Leer solamente el título de este apartado
puede llevar a mucha gente a cerrar inmediatamente el ordenador y a zambullirse
en la piscina más cercana, ahora que aprieta el sol. Escribo en España y aquí,
por muy acertados y sutiles que fueran mis razonamientos -cosa que no ocurrirá-,
existen otros modos más atractivos de emplear el tiempo: echarse una siesta, ir
a la playa o tomarse algo en un bar. Solamente estas palabras serán asequibles
a uno o dos buenos amigos, en razón de nuestra amistad y de su admirable
paciencia.
La cordialidad, el amor auténtico en
cualquiera de sus formas, tiende a respetar y valorar la identidad de la
persona querida. Cuando nos sabemos apreciados nos sentimos llenos de sentido.

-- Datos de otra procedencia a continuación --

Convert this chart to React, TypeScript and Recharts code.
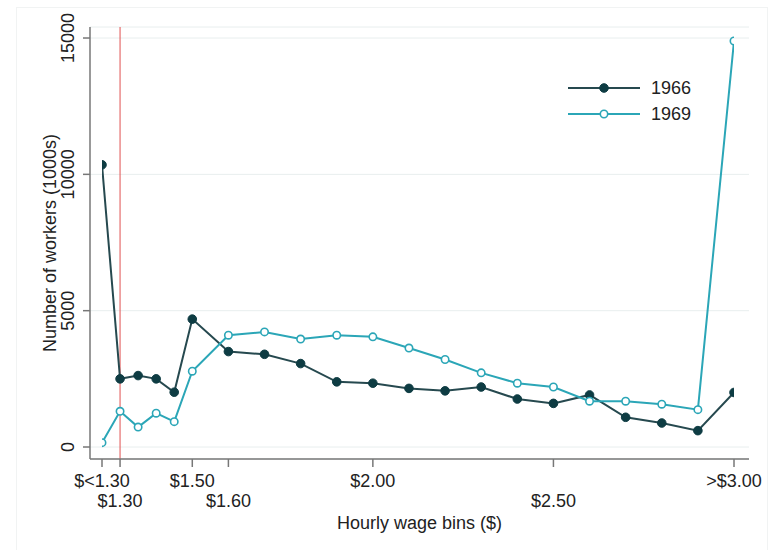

Sin embargo, un cariño ciego terminaría por hacernos caer en un precipicio. El
amor tiene que ser ordenado y validado, al menos en parte, por la lógica. Por
una lógica que respete la naturaleza de las cosas, más allá de los intereses
personales. Un amor que llevara a lesionar la justicia o la imparcialidad sería
falso.
Por otra parte, una lógica desarraigada
del amor se convierte en una férrea actividad, con la que se destroza la
identidad de los demás y la propia. Solo con sesudos razonamientos podríamos
llegar a la conclusión que el mundo, la familia y la propia vida no merecen la
pena. La sola razón puede llevar a la aniquilación del ser humano.
Tomás de Aquino dice algo parecido a esto:
Aunque la inteligencia tenga prioridad sobre la voluntad y el corazón, porque
ella es la que capta la veracidad de las cosas, amar es más importante que
entender. Entender lleva a analizar; amar nos lleva a unirnos a lo que queremos.
Tendemos naturalmente a la felicidad y solo se puede ser feliz amando. Razonar
es un medio, amar es un fin; con ese amor que nos hace ser mejores. Confundir
un fin con un medio es un peligroso modo de mentir.
Intentar vivificar el pensamiento con el
amor es el modo más acertadamente humano de pensar.